In the case of regression, during the training process, each model is fitted to the residual between target variable \(y\) and the output of existing model ensemble \(F_{m}(x)\), or \(y - F_{m}(x)\). Note that this happens to be the negative gradients with respect to \(F(x)\) of the squared error loss function \(\frac{1}{2}(y-F(x))^2\). Therefore gradient boosting is a gradient descent algorithm.

Other algorithms in this class include AdaBoost and XGBoost.

Hand-on of CatBoost

The CatBoost website provides a comprehensive tutorial introducing both python and R packages implementing the CatBoost algorithm. A jupyter notebook is available to explore some base cases of using CatBoost.

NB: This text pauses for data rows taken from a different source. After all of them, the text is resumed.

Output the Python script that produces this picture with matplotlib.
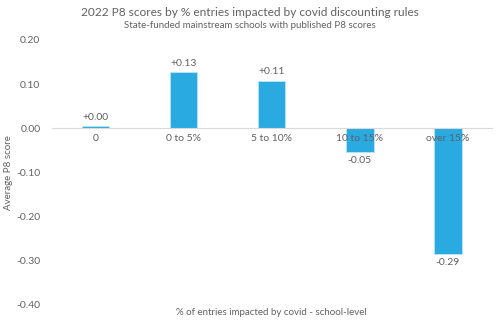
import matplotlib
matplotlib.use("Agg")
import matplotlib.pyplot as plt

categories = ["0", "0 to 5%", "5 to 10%", "10 to 15%", "over 15%"]
values = [0.005, 0.127, 0.108, -0.053, -0.285]
labels = ["+0.00", "+0.13", "+0.11", "-0.05", "-0.29"]
yticks = [0.20, 0.10, 0.00, -0.10, -0.20, -0.30, -0.40]

plt.rcParams['font.family'] = ['Lato', 'DejaVu Sans']
txt = '#616161'

fig = plt.figure(figsize=(5, 3.27), dpi=100)
ax = fig.add_axes([0.103, 0.0673, 0.881, 0.8104])

x = list(range(len(categories)))
bars = ax.bar(x, values, width=0.31, color='#29ABE2', edgecolor='#BDE3F5', linewidth=0.6)
ax.bar_label(bars, labels=labels, padding=3, fontsize=7.5, color=txt)

ax.set_xlim(-0.5, len(categories) - 0.5)
ax.set_ylim(-0.40, 0.20)
ax.set_yticks(yticks)
ax.set_yticklabels([f"{v:.2f}" for v in yticks])
ax.set_xticks(x)
ax.set_xticklabels(categories)

for s in ['top', 'right', 'left']:
    ax.spines[s].set_visible(False)
ax.spines['bottom'].set_position(('data', 0))
ax.spines['bottom'].set_color('#D9D9D9')
ax.spines['bottom'].set_linewidth(0.8)
ax.tick_params(axis='both', length=0, labelsize=7.5, labelcolor=txt)
ax.tick_params(axis='y', pad=8)
ax.tick_params(axis='x', pad=4)

ax.set_ylabel("Average P8 score", fontsize=7, color=txt)
ax.yaxis.set_label_coords(-0.088, 0.5)
ax.text(0.5, -0.028, "% of entries impacted by covid - school-level", transform=ax.transAxes,
        ha='center', va='center', fontsize=7, color=txt)

fig.text(0.5, 0.962, "2022 P8 scores by % entries impacted by covid discounting rules",
         ha='center', va='center', fontsize=8.6, color=txt)
fig.text(0.5, 0.922, "State-funded mainstream schools with published P8 scores",
         ha='center', va='center', fontsize=7, color=txt)

fig.savefig("out.png", dpi=100)
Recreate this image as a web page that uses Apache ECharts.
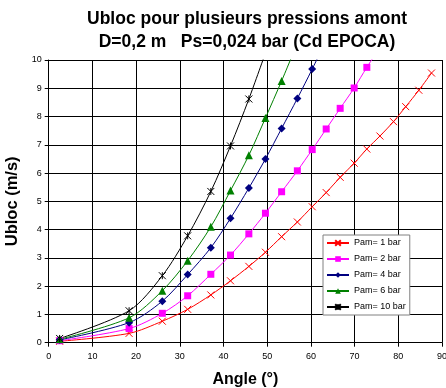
<!DOCTYPE html>
<html>
<head>
<meta charset="utf-8">
<script src="https://cdn.jsdelivr.net/npm/echarts@6/dist/echarts.min.js"></script>
<style>
html,body{margin:0;padding:0;background:#fff;}
#c{width:446px;height:388px;}
</style>
</head>
<body>
<div id="c"></div>
<script>
// Data
var angles = [2.5, 18.4, 26.0, 31.8, 37.1, 41.6, 45.8, 49.6, 53.3, 56.9, 60.3, 63.5, 66.7, 69.9, 72.8, 75.8, 78.9, 81.7, 84.7, 87.6];
var pam1 = [0.05, 0.33, 0.76, 1.18, 1.69, 2.19, 2.70, 3.20, 3.75, 4.27, 4.81, 5.31, 5.85, 6.35, 6.85, 7.31, 7.82, 8.35, 8.93, 9.54];
var pam2 = [0.07, 0.50, 1.04, 1.66, 2.42, 3.10, 3.85, 4.58, 5.34, 6.08, 6.83, 7.56, 8.29, 9.01, 9.74, 10.45];
var pam4 = [0.10, 0.71, 1.47, 2.41, 3.36, 4.40, 5.47, 6.50, 7.58, 8.64, 9.68, 10.70];
var pam6 = [0.12, 0.88, 1.84, 2.90, 4.10, 5.38, 6.63, 7.95, 9.26, 10.60];
var pam10 = [0.15, 1.13, 2.37, 3.78, 5.35, 6.96, 8.62, 10.25];
var seriesNames = ['Pam= 1 bar', 'Pam= 2 bar', 'Pam= 4 bar', 'Pam= 6 bar', 'Pam= 10 bar'];
var xTicks = [0, 10, 20, 30, 40, 50, 60, 70, 80, 90];
var yTicks = [0, 1, 2, 3, 4, 5, 6, 7, 8, 9, 10];

var FONT = 'Liberation Sans, Arial, Helvetica, sans-serif';
var colors = ['#FF0000', '#FF00FF', '#000080', '#008000', '#000000'];
var symbols = [
  'path://M0,0L10,10M10,0L0,10',
  'rect',
  'diamond',
  'triangle',
  'path://M0,0L10,10M10,0L0,10M5,0L5,10'
];
var sizes = [7, 7, 8, 8, 7];
var values = [pam1, pam2, pam4, pam6, pam10];

function pairs(v) {
  var out = [];
  for (var i = 0; i < v.length; i++) out.push([angles[i], v[i]]);
  return out;
}

var series = values.map(function (v, k) {
  return {
    name: seriesNames[k],
    type: 'line',
    data: pairs(v),
    smooth: 0.3,
    clip: true,
    symbol: symbols[k],
    symbolSize: sizes[k],
    showAllSymbol: true,
    lineStyle: { color: colors[k], width: 1 },
    itemStyle: { color: colors[k], borderColor: colors[k], borderWidth: (k === 0 || k === 4) ? 1 : 0 },
    emphasis: { disabled: true },
    animation: false
  };
});

var chart = echarts.init(document.getElementById('c'), null, { renderer: 'canvas' });
chart.setOption({
  animation: false,
  backgroundColor: '#ffffff',
  title: {
    text: 'Ubloc pour plusieurs pressions amont\nD=0,2 m   Ps=0,024 bar (Cd EPOCA)',
    left: 242,
    top: 3,
    textAlign: 'center',
    textStyle: { fontFamily: FONT, fontWeight: 'bold', fontSize: 17.5, lineHeight: 23, color: '#000' }
  },
  legend: {
    data: seriesNames,
    orient: 'vertical',
    left: 323,
    top: 235,
    padding: [3, 4, 3, 3],
    itemGap: 6,
    itemWidth: 22,
    itemHeight: 7,
    itemTextGap: 3,
    backgroundColor: '#ffffff',
    borderColor: '#808080',
    borderWidth: 1,
    textStyle: { fontFamily: FONT, fontSize: 9, color: '#000', lineHeight: 10 }
  },
  grid: { left: 48.7, right: 4, top: 60, bottom: 45.3, containLabel: false, outerBoundsMode: 'none' },
  xAxis: {
    type: 'value',
    min: 0, max: 90, interval: 10,
    name: 'Angle (°)',
    nameLocation: 'middle',
    nameGap: 29,
    nameTextStyle: { fontFamily: FONT, fontWeight: 'bold', fontSize: 16, color: '#000' },
    axisLine: { show: true, lineStyle: { color: '#000', width: 1 } },
    axisTick: { show: true, inside: false, length: 4, lineStyle: { color: '#000' } },
    axisLabel: { fontFamily: FONT, fontSize: 9, color: '#000', margin: 9 },
    splitLine: { show: true, lineStyle: { color: '#000', width: 1 } }
  },
  yAxis: {
    type: 'value',
    min: 0, max: 10, interval: 1,
    name: 'Ubloc (m/s)',
    nameLocation: 'middle',
    nameGap: 26,
    nameRotate: 90,
    nameTextStyle: { fontFamily: FONT, fontWeight: 'bold', fontSize: 16.5, color: '#000' },
    axisLine: { show: true, lineStyle: { color: '#000', width: 1 } },
    axisTick: { show: true, inside: false, length: 4, lineStyle: { color: '#000' } },
    axisLabel: { fontFamily: FONT, fontSize: 9, color: '#000', margin: 7 },
    splitLine: { show: true, lineStyle: { color: '#000', width: 1 } }
  },
  series: series
});
</script>
</body>
</html>
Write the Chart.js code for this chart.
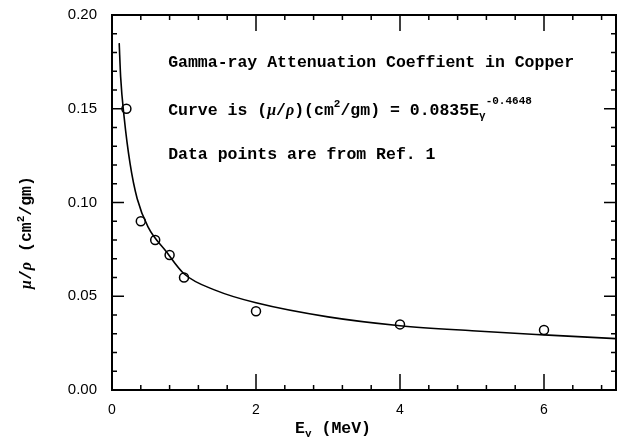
<!DOCTYPE html>
<html>
<head>
<meta charset="utf-8">
<script src="https://cdn.jsdelivr.net/npm/chart.js@4.4.1/dist/chart.umd.min.js"></script>
<style>
  html, body { margin: 0; padding: 0; background: #fff; }
  #wrap { width: 617px; height: 437px; position: relative; }
</style>
</head>
<body>
<div id="wrap"><canvas id="attChart"></canvas></div>
<script>
// measured points (Ref. 1)
const pointE = [0.2, 0.4, 0.6, 0.8, 1.0, 2.0, 4.0, 6.0];
const pointMu = [0.150, 0.090, 0.080, 0.072, 0.060, 0.042, 0.035, 0.032];

// fitted curve
const curveE = [0.1, 0.12, 0.17, 0.25, 0.35, 0.5, 0.75, 1.0, 1.45, 2, 3, 4, 5, 6, 7];
const curveMu = [0.185, 0.167, 0.145, 0.121, 0.102, 0.087, 0.074, 0.062, 0.053, 0.0465, 0.039, 0.0343, 0.0316, 0.0294, 0.0274];

const xMajor = [0, 2, 4, 6];
const yMajor = [0, 0.05, 0.10, 0.15, 0.20];

const mono = '"Liberation Mono", "DejaVu Sans Mono", monospace';
const greek = 'italic bold 16px "Liberation Serif", serif';

// inward ticks on all four sides + frame + text
const frameTicks = {
    id: 'frameTicks',
    afterDraw(chart) {
        const c = chart.ctx, a = chart.chartArea;
        const xs = chart.scales.x, ys = chart.scales.y;
        c.save();
        c.strokeStyle = '#000';
        c.lineWidth = 2;
        c.strokeRect(a.left, a.top, a.right - a.left, a.bottom - a.top);
        c.lineWidth = 1.5;
        c.beginPath();
        for (let i = 0; i <= 17; i++) {
            const px = xs.getPixelForValue(i * 0.4);
            c.moveTo(px, a.bottom); c.lineTo(px, a.bottom - 5);
            c.moveTo(px, a.top); c.lineTo(px, a.top + 5);
        }
        for (const m of xMajor) {
            const px = xs.getPixelForValue(m);
            c.moveTo(px, a.bottom); c.lineTo(px, a.bottom - 16);
            c.moveTo(px, a.top); c.lineTo(px, a.top + 16);
        }
        for (let i = 0; i <= 20; i++) {
            const py = ys.getPixelForValue(i / 100);
            const len = i % 5 === 0 ? 12 : 5;
            c.moveTo(a.left, py); c.lineTo(a.left + len, py);
            c.moveTo(a.right, py); c.lineTo(a.right - len, py);
        }
        c.stroke();

        c.fillStyle = '#000';
        c.textBaseline = 'middle';
        const big = 'bold 16.5px ' + mono;
        const small = 'bold 11px ' + mono;
        const run = (parts, x, y) => {
            for (const p of parts) {
                c.font = p.f || big;
                c.fillText(p.t, x, y + (p.dy || 0));
                x += c.measureText(p.t).width;
            }
        };
        const width = parts => {
            let w = 0;
            for (const p of parts) { c.font = p.f || big; w += c.measureText(p.t).width; }
            return w;
        };
        const tx = xs.getPixelForValue(0.78);
        run([{ t: 'Gamma-ray Attenuation Coeffient in Copper' }], tx, ys.getPixelForValue(0.1745));
        run([
            { t: 'Curve is (' },
            { t: 'μ', f: greek },
            { t: '/' },
            { t: 'ρ', f: greek },
            { t: ')(cm' },
            { t: '2', f: small, dy: -6 },
            { t: '/gm) = 0.0835E' },
            { t: 'γ', f: small, dy: 6 },
            { t: '-0.4648', f: small, dy: -9 }
        ], tx, ys.getPixelForValue(0.149));
        run([{ t: 'Data points are from Ref. 1' }], tx, ys.getPixelForValue(0.1255));

        // x axis title
        const xt = [{ t: 'E' }, { t: 'γ', f: small, dy: 5 }, { t: ' (MeV)' }];
        run(xt, xs.getPixelForValue(3.07) - width(xt) / 2, 429);

        // y axis title
        c.translate(27, ys.getPixelForValue(0.084));
        c.rotate(-Math.PI / 2);
        const yt = [
            { t: 'μ', f: greek },
            { t: '/' },
            { t: 'ρ', f: greek },
            { t: ' (cm' },
            { t: '2', f: small, dy: -6 },
            { t: '/gm)' }
        ];
        run(yt, -width(yt) / 2, 0);
        c.restore();
    }
};

const ctx = document.getElementById('attChart').getContext('2d');
const attChart = new Chart(ctx, {
    type: 'scatter',
    data: {
        datasets: [{
            label: 'curve',
            type: 'line',
            data: curveE.map((e, i) => ({ x: e, y: curveMu[i] })),
            borderColor: '#000',
            borderWidth: 1.6,
            pointRadius: 0,
            fill: false,
            cubicInterpolationMode: 'monotone'
        }, {
            label: 'Ref. 1',
            data: pointE.map((e, i) => ({ x: e, y: pointMu[i] })),
            borderColor: '#000',
            backgroundColor: 'rgba(0,0,0,0)',
            borderWidth: 1.5,
            pointRadius: 4.5,
            showLine: false
        }]
    },
    options: {
        responsive: true,
        maintainAspectRatio: false,
        animation: false,
        layout: { autoPadding: false, padding: { top: 15, right: 1, left: 0, bottom: 0 } },
        plugins: { legend: { display: false }, tooltip: { enabled: false } },
        scales: {
            x: {
                type: 'linear',
                min: 0, max: 7,
                afterFit: s => { s.height = 47; s.paddingLeft = 0; s.paddingRight = 0; },
                afterBuildTicks: s => { s.ticks = xMajor.map(v => ({ value: v })); },
                grid: { display: false, drawTicks: false },
                border: { display: false },
                ticks: {
                    color: '#000',
                    padding: 12,
                    font: { family: '"Liberation Sans", Arial, sans-serif', size: 14 },
                    callback: v => String(v)
                }
            },
            y: {
                min: 0, max: 0.2,
                afterFit: s => { s.width = 112; s.paddingTop = 0; s.paddingBottom = 0; },
                afterBuildTicks: s => { s.ticks = yMajor.map(v => ({ value: v })); },
                grid: { display: false, drawTicks: false },
                border: { display: false },
                ticks: {
                    color: '#000',
                    padding: 15,
                    font: { family: '"Liberation Sans", Arial, sans-serif', size: 15 },
                    callback: v => v.toFixed(2)
                }
            }
        }
    },
    plugins: [frameTicks]
});
</script>
</body>
</html>
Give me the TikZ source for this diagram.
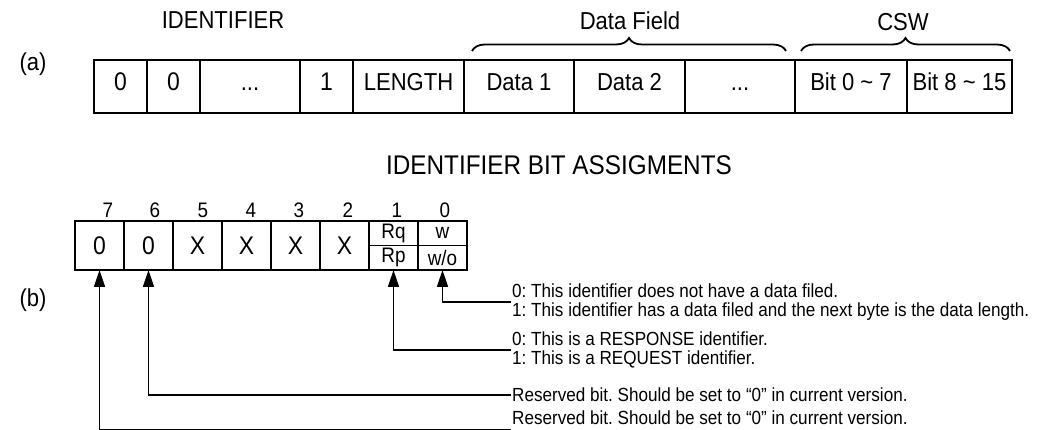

The python package can be installed via pip. And below is a minimal example to test that the CatBoost installation works.

import numpy as np
from catboost import CatBoostRegressor

dataset = np.array([[1,4,5,6], [4,5,6,7], [30,40,50,60], [20,15,85,60]])
train_labels = [1.2, 3.4, 9.5, 24.5]
model = CatBoostRegressor(learning_rate=1, depth=6, loss_function='RMSE')
fit_model = model.fit(dataset, train_labels)

print(fit_model.get_params())

Why CatBoost has superior performances

According to the key reference on arXiv, CatBoost: unbiased boosting with categorical features, two critical algorithmic advances were introduced in CatBoost.

The first is the implementation of ordered boosting, a permutation-driven alternative to the classic algorithm. The second is a new way to treat categorical features. Both techniques were created to avoid the prediction shift that is present in currently existing implementations of gradient boosting algorithms.

I need more time to dig into the details. Apparently the authors spent a lot of time benchmarking CatBoost against other gradient-boosting algorithms, and therefore this article is at the same time a very good introduction to this class of algorithms.

Impressions and conclusions

CatBoost seems very well equipped for real-world machine learning problems where a large number of categorical variables need to be considered. It is fast and accurate based on my experience. When the data is not well standardized and the model training time is limited, I think CatBoost is likely a better choice than methods that rely on heavy training and parameter/structure tuning, such as SVM and DNN. I will explore the method more to understand how exactly it ticks.